[Source code of charts]
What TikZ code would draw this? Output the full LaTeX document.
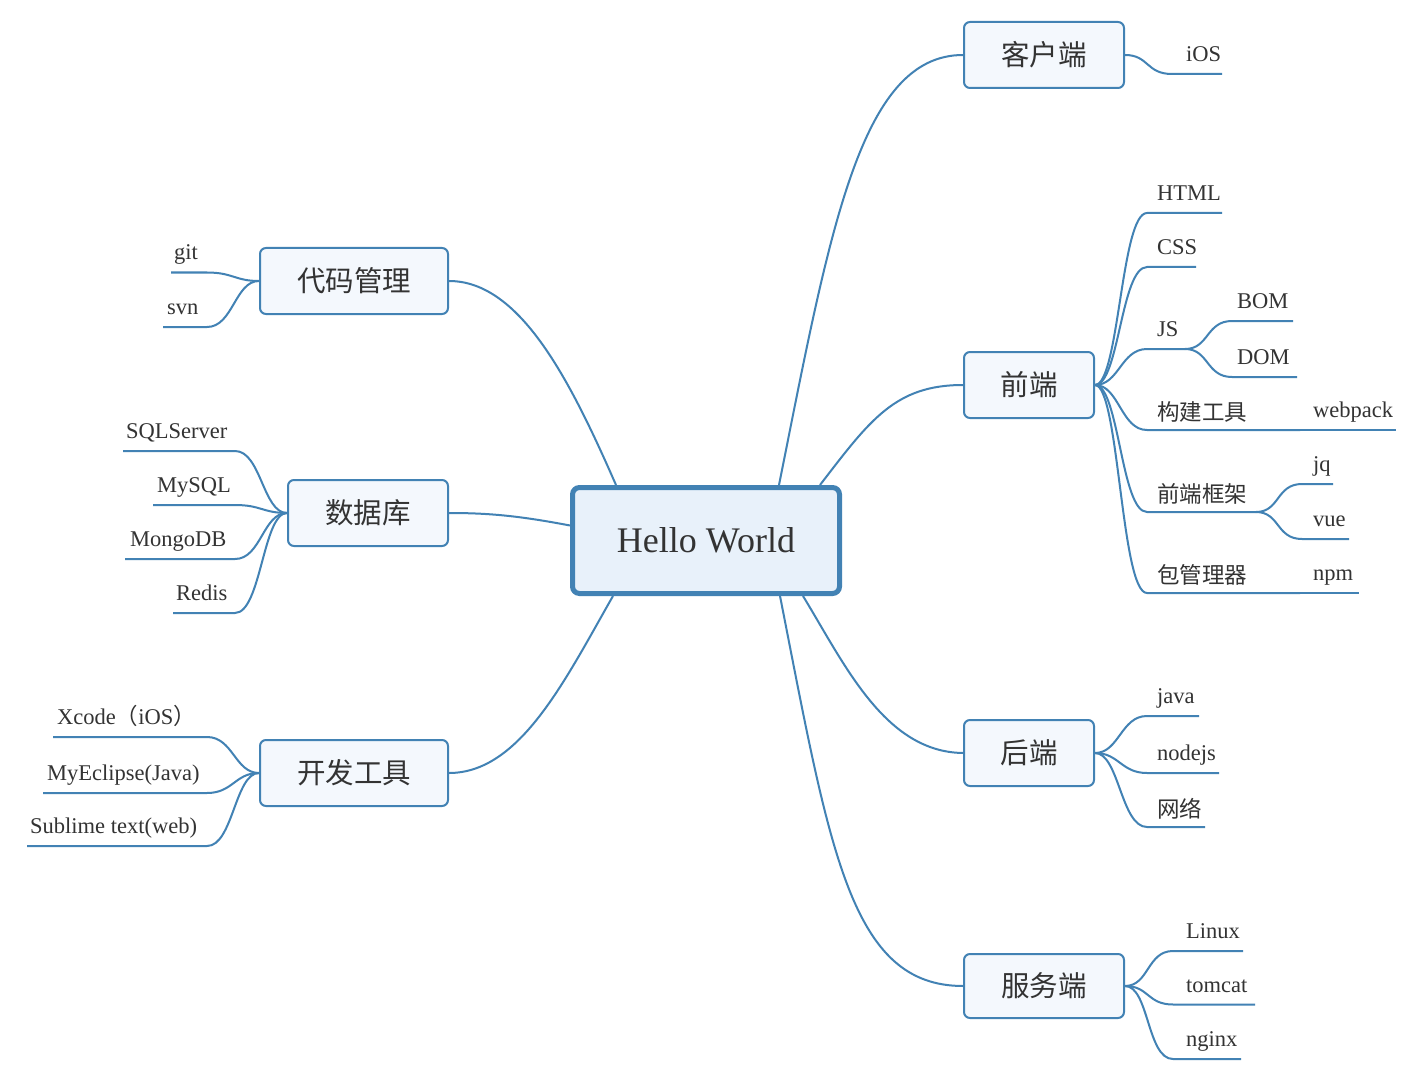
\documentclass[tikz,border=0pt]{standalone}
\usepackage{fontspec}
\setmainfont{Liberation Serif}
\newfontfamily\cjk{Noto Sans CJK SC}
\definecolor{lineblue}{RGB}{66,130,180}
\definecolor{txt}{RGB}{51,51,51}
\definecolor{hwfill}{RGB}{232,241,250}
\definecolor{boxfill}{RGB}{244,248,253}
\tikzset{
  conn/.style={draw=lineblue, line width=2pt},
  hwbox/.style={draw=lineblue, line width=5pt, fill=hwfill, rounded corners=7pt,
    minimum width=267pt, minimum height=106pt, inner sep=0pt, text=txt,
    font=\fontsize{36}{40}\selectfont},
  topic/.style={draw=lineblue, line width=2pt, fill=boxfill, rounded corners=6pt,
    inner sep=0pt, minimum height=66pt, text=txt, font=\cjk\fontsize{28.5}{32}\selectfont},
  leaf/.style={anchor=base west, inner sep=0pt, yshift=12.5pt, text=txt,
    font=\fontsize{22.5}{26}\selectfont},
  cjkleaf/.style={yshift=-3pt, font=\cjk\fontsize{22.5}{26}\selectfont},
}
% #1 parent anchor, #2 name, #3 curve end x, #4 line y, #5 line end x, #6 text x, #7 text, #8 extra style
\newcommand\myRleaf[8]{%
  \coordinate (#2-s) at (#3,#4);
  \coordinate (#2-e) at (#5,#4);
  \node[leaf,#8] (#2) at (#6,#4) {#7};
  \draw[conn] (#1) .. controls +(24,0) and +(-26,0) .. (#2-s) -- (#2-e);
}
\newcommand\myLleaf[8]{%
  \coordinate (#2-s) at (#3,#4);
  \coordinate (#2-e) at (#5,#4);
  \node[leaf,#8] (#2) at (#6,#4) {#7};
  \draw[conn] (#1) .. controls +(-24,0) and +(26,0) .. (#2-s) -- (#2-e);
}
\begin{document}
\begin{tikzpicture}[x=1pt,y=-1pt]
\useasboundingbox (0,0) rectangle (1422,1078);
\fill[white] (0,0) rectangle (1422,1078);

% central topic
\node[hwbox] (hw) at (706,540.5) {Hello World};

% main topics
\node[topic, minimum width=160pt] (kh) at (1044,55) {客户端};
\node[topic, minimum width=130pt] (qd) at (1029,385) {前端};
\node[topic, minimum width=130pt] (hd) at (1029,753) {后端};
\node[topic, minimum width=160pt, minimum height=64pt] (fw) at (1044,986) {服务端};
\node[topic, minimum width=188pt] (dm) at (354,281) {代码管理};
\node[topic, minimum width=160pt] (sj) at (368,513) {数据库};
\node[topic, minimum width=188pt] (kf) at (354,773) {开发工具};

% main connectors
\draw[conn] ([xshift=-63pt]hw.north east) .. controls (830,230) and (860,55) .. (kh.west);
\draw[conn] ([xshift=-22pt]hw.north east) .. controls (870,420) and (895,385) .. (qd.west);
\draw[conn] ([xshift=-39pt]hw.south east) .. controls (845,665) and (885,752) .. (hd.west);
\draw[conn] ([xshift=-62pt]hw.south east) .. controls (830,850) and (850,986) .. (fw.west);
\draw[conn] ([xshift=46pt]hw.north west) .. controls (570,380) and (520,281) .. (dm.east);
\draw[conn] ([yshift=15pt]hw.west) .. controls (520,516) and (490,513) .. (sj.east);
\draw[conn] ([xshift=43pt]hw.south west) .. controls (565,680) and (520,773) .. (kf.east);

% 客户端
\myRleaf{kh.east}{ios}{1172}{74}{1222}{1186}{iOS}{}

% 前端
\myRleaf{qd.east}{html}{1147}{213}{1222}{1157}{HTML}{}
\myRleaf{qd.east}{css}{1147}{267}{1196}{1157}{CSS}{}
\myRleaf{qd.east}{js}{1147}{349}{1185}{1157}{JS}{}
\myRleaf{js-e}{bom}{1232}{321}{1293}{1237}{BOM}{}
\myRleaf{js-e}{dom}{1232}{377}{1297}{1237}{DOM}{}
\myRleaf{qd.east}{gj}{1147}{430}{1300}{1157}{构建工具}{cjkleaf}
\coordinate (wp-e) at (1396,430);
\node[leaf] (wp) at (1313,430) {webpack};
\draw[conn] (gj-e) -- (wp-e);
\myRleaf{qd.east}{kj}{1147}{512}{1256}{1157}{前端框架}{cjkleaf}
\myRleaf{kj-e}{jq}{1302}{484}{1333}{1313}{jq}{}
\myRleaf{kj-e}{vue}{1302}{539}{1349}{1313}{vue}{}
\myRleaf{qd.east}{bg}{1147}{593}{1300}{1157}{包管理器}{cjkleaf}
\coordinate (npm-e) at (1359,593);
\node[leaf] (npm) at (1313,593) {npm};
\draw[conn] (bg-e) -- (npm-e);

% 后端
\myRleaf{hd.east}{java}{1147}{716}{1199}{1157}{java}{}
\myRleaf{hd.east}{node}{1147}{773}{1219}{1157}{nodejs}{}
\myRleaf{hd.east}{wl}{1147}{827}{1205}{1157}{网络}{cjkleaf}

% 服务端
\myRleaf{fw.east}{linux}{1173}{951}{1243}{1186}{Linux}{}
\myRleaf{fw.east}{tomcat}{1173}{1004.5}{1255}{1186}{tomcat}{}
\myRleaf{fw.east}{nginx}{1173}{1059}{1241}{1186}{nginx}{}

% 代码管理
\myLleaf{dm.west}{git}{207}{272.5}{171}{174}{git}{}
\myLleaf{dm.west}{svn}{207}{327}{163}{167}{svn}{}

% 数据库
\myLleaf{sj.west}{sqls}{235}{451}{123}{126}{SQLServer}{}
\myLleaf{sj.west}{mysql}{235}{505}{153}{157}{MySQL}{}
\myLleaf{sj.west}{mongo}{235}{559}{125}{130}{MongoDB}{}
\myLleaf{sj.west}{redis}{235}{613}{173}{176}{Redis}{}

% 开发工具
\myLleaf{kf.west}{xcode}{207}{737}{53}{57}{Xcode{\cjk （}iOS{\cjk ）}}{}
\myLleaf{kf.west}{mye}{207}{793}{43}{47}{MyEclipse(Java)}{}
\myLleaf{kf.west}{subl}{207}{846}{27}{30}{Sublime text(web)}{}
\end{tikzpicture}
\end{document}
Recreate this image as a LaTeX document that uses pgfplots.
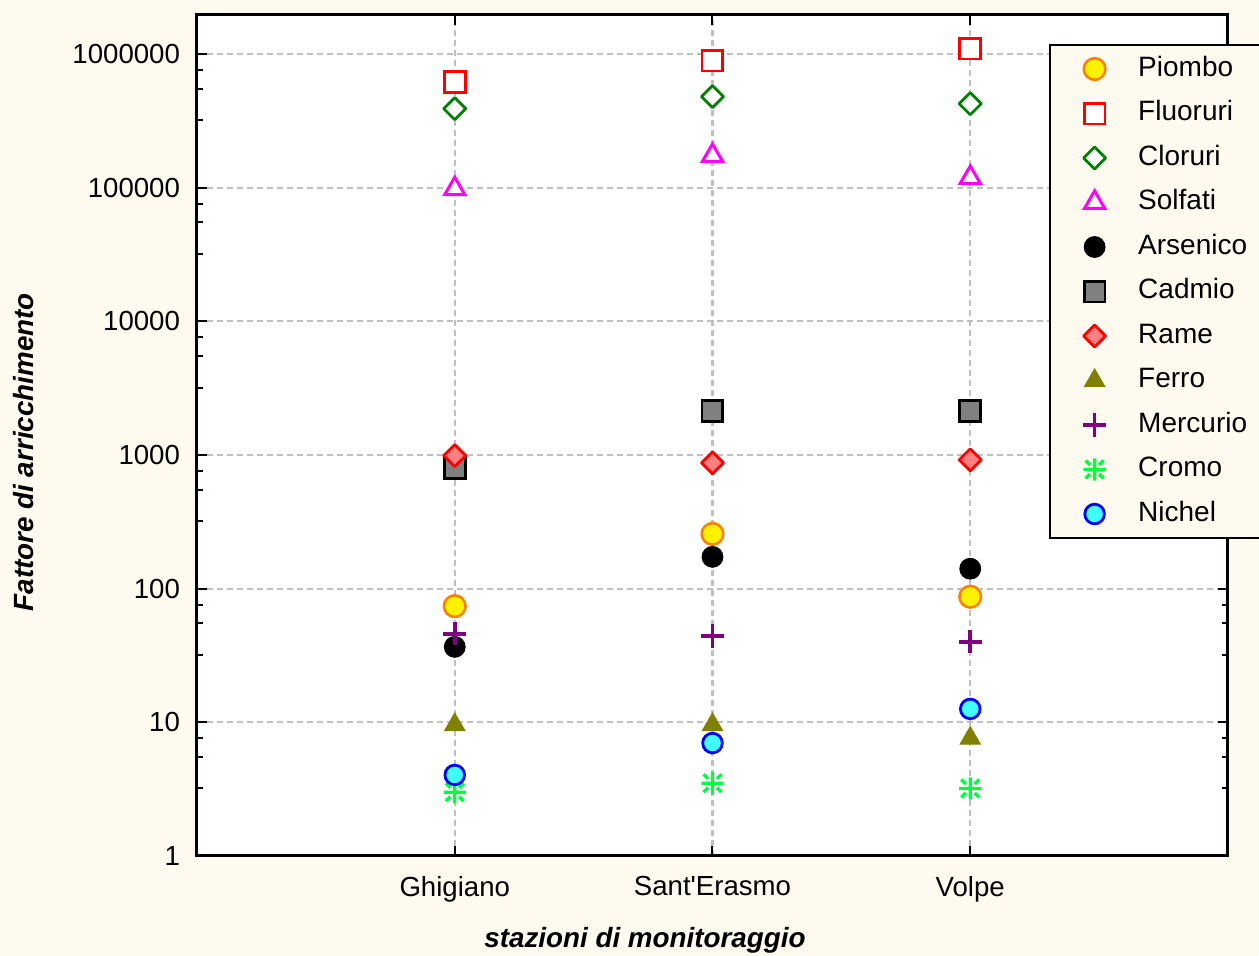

Problem statement:
Could you reproduce every record above exactly, leaving out the pictures?

Result:
What TikZ code would draw this? Output the full LaTeX document.
\documentclass[tikz,border=0pt]{standalone}
\usepackage{fontspec}
\setmainfont{Liberation Serif}
\newfontfamily\cjk{Noto Sans CJK SC}
\definecolor{lineblue}{RGB}{66,130,180}
\definecolor{txt}{RGB}{51,51,51}
\definecolor{hwfill}{RGB}{232,241,250}
\definecolor{boxfill}{RGB}{244,248,253}
\tikzset{
  conn/.style={draw=lineblue, line width=2pt},
  hwbox/.style={draw=lineblue, line width=5pt, fill=hwfill, rounded corners=7pt,
    minimum width=267pt, minimum height=106pt, inner sep=0pt, text=txt,
    font=\fontsize{36}{40}\selectfont},
  topic/.style={draw=lineblue, line width=2pt, fill=boxfill, rounded corners=6pt,
    inner sep=0pt, minimum height=66pt, text=txt, font=\cjk\fontsize{28.5}{32}\selectfont},
  leaf/.style={anchor=base west, inner sep=0pt, yshift=12.5pt, text=txt,
    font=\fontsize{22.5}{26}\selectfont},
  cjkleaf/.style={yshift=-3pt, font=\cjk\fontsize{22.5}{26}\selectfont},
}
% #1 parent anchor, #2 name, #3 curve end x, #4 line y, #5 line end x, #6 text x, #7 text, #8 extra style
\newcommand\myRleaf[8]{%
  \coordinate (#2-s) at (#3,#4);
  \coordinate (#2-e) at (#5,#4);
  \node[leaf,#8] (#2) at (#6,#4) {#7};
  \draw[conn] (#1) .. controls +(24,0) and +(-26,0) .. (#2-s) -- (#2-e);
}
\newcommand\myLleaf[8]{%
  \coordinate (#2-s) at (#3,#4);
  \coordinate (#2-e) at (#5,#4);
  \node[leaf,#8] (#2) at (#6,#4) {#7};
  \draw[conn] (#1) .. controls +(-24,0) and +(26,0) .. (#2-s) -- (#2-e);
}
\begin{document}
\begin{tikzpicture}[x=1pt,y=-1pt]
\useasboundingbox (0,0) rectangle (1422,1078);
\fill[white] (0,0) rectangle (1422,1078);

% central topic
\node[hwbox] (hw) at (706,540.5) {Hello World};

% main topics
\node[topic, minimum width=160pt] (kh) at (1044,55) {客户端};
\node[topic, minimum width=130pt] (qd) at (1029,385) {前端};
\node[topic, minimum width=130pt] (hd) at (1029,753) {后端};
\node[topic, minimum width=160pt, minimum height=64pt] (fw) at (1044,986) {服务端};
\node[topic, minimum width=188pt] (dm) at (354,281) {代码管理};
\node[topic, minimum width=160pt] (sj) at (368,513) {数据库};
\node[topic, minimum width=188pt] (kf) at (354,773) {开发工具};

% main connectors
\draw[conn] ([xshift=-63pt]hw.north east) .. controls (830,230) and (860,55) .. (kh.west);
\draw[conn] ([xshift=-22pt]hw.north east) .. controls (870,420) and (895,385) .. (qd.west);
\draw[conn] ([xshift=-39pt]hw.south east) .. controls (845,665) and (885,752) .. (hd.west);
\draw[conn] ([xshift=-62pt]hw.south east) .. controls (830,850) and (850,986) .. (fw.west);
\draw[conn] ([xshift=46pt]hw.north west) .. controls (570,380) and (520,281) .. (dm.east);
\draw[conn] ([yshift=15pt]hw.west) .. controls (520,516) and (490,513) .. (sj.east);
\draw[conn] ([xshift=43pt]hw.south west) .. controls (565,680) and (520,773) .. (kf.east);

% 客户端
\myRleaf{kh.east}{ios}{1172}{74}{1222}{1186}{iOS}{}

% 前端
\myRleaf{qd.east}{html}{1147}{213}{1222}{1157}{HTML}{}
\myRleaf{qd.east}{css}{1147}{267}{1196}{1157}{CSS}{}
\myRleaf{qd.east}{js}{1147}{349}{1185}{1157}{JS}{}
\myRleaf{js-e}{bom}{1232}{321}{1293}{1237}{BOM}{}
\myRleaf{js-e}{dom}{1232}{377}{1297}{1237}{DOM}{}
\myRleaf{qd.east}{gj}{1147}{430}{1300}{1157}{构建工具}{cjkleaf}
\coordinate (wp-e) at (1396,430);
\node[leaf] (wp) at (1313,430) {webpack};
\draw[conn] (gj-e) -- (wp-e);
\myRleaf{qd.east}{kj}{1147}{512}{1256}{1157}{前端框架}{cjkleaf}
\myRleaf{kj-e}{jq}{1302}{484}{1333}{1313}{jq}{}
\myRleaf{kj-e}{vue}{1302}{539}{1349}{1313}{vue}{}
\myRleaf{qd.east}{bg}{1147}{593}{1300}{1157}{包管理器}{cjkleaf}
\coordinate (npm-e) at (1359,593);
\node[leaf] (npm) at (1313,593) {npm};
\draw[conn] (bg-e) -- (npm-e);

% 后端
\myRleaf{hd.east}{java}{1147}{716}{1199}{1157}{java}{}
\myRleaf{hd.east}{node}{1147}{773}{1219}{1157}{nodejs}{}
\myRleaf{hd.east}{wl}{1147}{827}{1205}{1157}{网络}{cjkleaf}

% 服务端
\myRleaf{fw.east}{linux}{1173}{951}{1243}{1186}{Linux}{}
\myRleaf{fw.east}{tomcat}{1173}{1004.5}{1255}{1186}{tomcat}{}
\myRleaf{fw.east}{nginx}{1173}{1059}{1241}{1186}{nginx}{}

% 代码管理
\myLleaf{dm.west}{git}{207}{272.5}{171}{174}{git}{}
\myLleaf{dm.west}{svn}{207}{327}{163}{167}{svn}{}

% 数据库
\myLleaf{sj.west}{sqls}{235}{451}{123}{126}{SQLServer}{}
\myLleaf{sj.west}{mysql}{235}{505}{153}{157}{MySQL}{}
\myLleaf{sj.west}{mongo}{235}{559}{125}{130}{MongoDB}{}
\myLleaf{sj.west}{redis}{235}{613}{173}{176}{Redis}{}

% 开发工具
\myLleaf{kf.west}{xcode}{207}{737}{53}{57}{Xcode{\cjk （}iOS{\cjk ）}}{}
\myLleaf{kf.west}{mye}{207}{793}{43}{47}{MyEclipse(Java)}{}
\myLleaf{kf.west}{subl}{207}{846}{27}{30}{Sublime text(web)}{}
\end{tikzpicture}
\end{document}
Recreate this image as a LaTeX document that uses pgfplots.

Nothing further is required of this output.